I am working with Memory Mapped file in Java. I have a particular user id data stored in Avro Binary encoded format inside memory mapped file.
The memory mapped file consists of two main parts: - a header which serves as a an index into the full files contents, specifically answering questions the file as well as giving the offset into the file for each user's data. - a body followed by the data for each user in the file at the given offset.
Header
version 4 bytes
last_modified_date 8 bytes
users 4 bytes
shards 4 bytes
the shards N * 4 bytes
num_hash_index 4 bytes
num_chain_slots 4 bytes
user offset/size index num_hash_index * num_chain_slots * (8 bytes + 8 bytes + 4 bytes)
And now the header is followed by the body which is described as shown below.
Body
number of records 2 bytes how many records does this user have?
a repeated sequence of records variable size as described below
All the records follow this specification:
attribute key X bytes a string of the users key.
key delimiter 1 bytes '\0'
client id 2 bytes some client id
last modified time (in ms) 8 bytes This is the last modified time for this attribute in ms.
length of the avro binary data 2 bytes actual length of avro binary data
the binary avro data or text Y bytes Length given by the previous field.
Now I have lot of files already generated with the above format. I need to read this file from Java program. What is the best way to do this in Java? This is the first time I am working with Memory Mapped file so trying to understand how should I proceed on this?
FileChannel fc = new RandomAccessFile(new File("c:/tmp/file.txt"), "rw").getChannel();
Now I am not sure what I should do? Any example will help me to understand better.
This should do it. The key are the methods in DataInputStream which read and convert bytes. I suppose the endianness is suitable.

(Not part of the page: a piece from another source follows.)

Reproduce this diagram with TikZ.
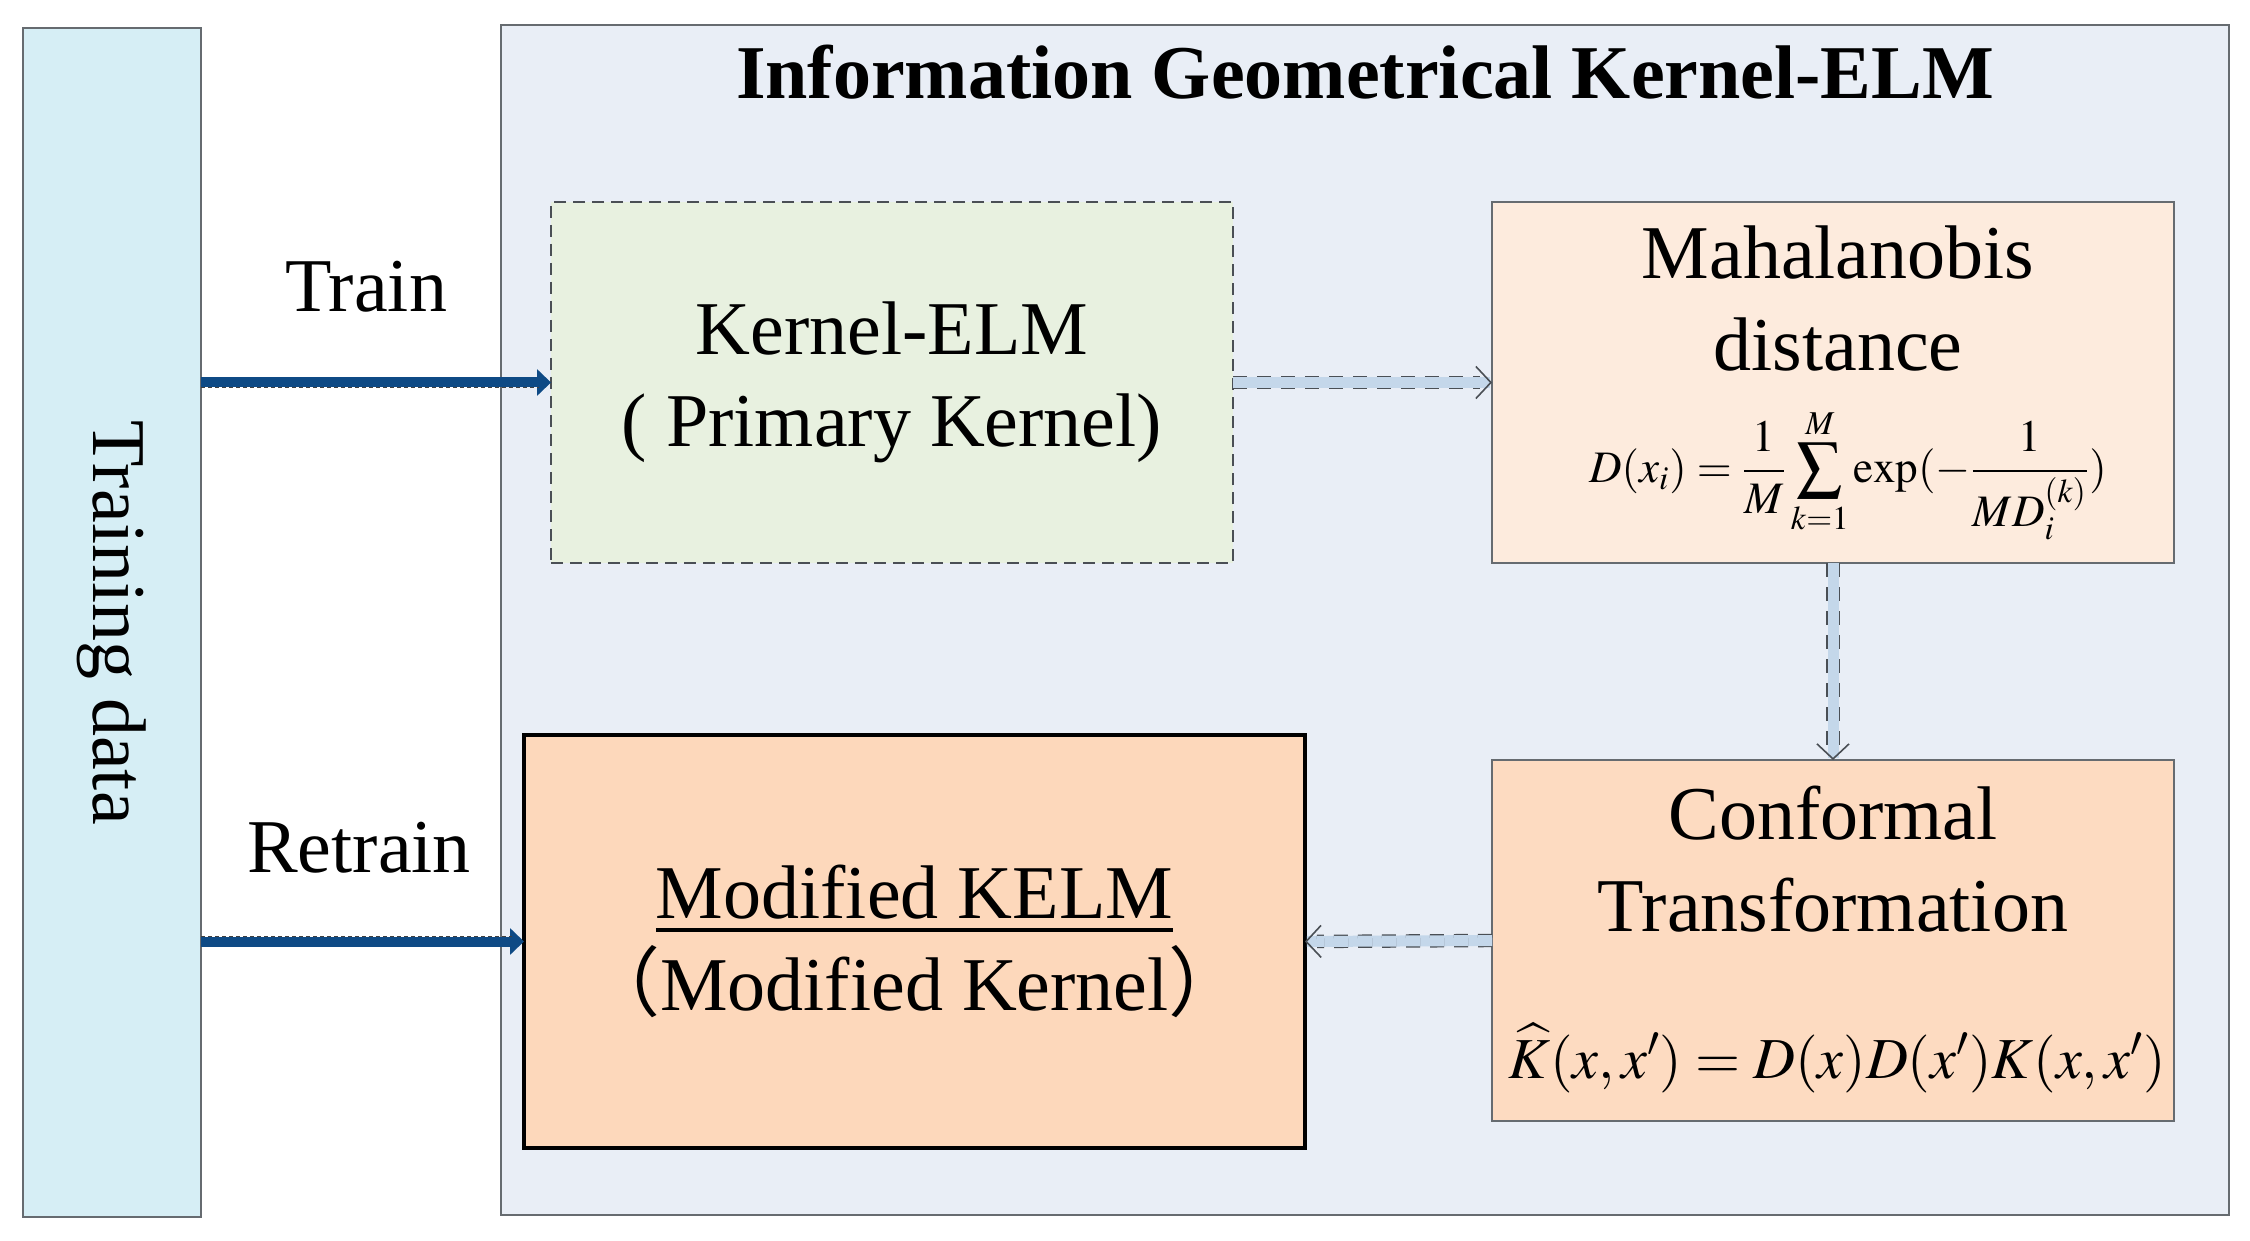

ByteBuffer buf = ByteBuffer.allocate( 9999 ); // capacity
int nRead = fc.read( buf );
InputStream is = new ByteArrayInputStream( buf.array() );
DataInputStream dis = new DataInputStream( is );
int version = dis.readInt(); // 4 bytes
long timestamp = dis.readLong(); // 8 bytes
int numUsers = dis.readInt(); // 4 bytes
And so on.
More details on the Body
There's no need to store the key delimiter ('\0') and the length of the avro data, which is expressed by the byte array's length. I'm using an int to store the short integers, just to be on the safe side (no unsigned short in Java),
public class UserAttribute {
private final String attributeKey;
private final int schemaId; // unsigned short
private final long lastModifiedDate;
private final byte[] avroBinaryData; // preceded by length: unsigned short
// constructor and getters here
}
int numberOfAttributes = dis.readShort();
List<UserAttribute> ual = new ArrayList<>( numberOfAttributes );
for( int iAttr = 0; iAttr < numberOfAttributes; ++iAttr ){
// read values for one attribute, create UserAttribute object
UserAttribute ua = new UserAttribute();
StringBuilder sb = new StringBuilder();
for(;;){
int ub = dis.readUnsignedByte(); // can this be in ISO-8859-1 > 0x80?
if( ub == 0 ) break;
sb.append( (char)ub );
}
ua.setAttributeKey( sb.toString() );
ua.setSchemaId( dis.readUnsignedShort() );
ua.setLastModifiedDate( dis.readLong() );
int loabd = dis.readUnsignedShort();
byte[] abd = new byte[loabd];
for( int ib = 0; ib < loabd; ++ib ){
abd[ib] = dis.readByte();
}
ua.setAvroBinaryData();
ual.add( ua );
}
Also, I think reading the shards should be
int numShards = dis.readInt(); // 4 bytes 1..101
int[] shards = new int[numShards];
for( il = 0; il < numShards; ++il ){
shards[il] = dis.readInt(); // N * 4 bytes Where N is the number of shards
}
Even Later Memory mapping
int read = ...;
FileChannel fc = new RandomAccessFile(file, "rw").getChannel();
ByteBuffer buffer = fc.map(FileChannel.MapMode.READ_ONLY, 0, read );
buffer.order(ByteOrder.BIG_ENDIAN);
This results in a ByteBuffer of the given length containing the file data. If the file is larger than 0x7fffffff, it must be mapped in chunks, which is possible using the same FileChannel method, i.e., map.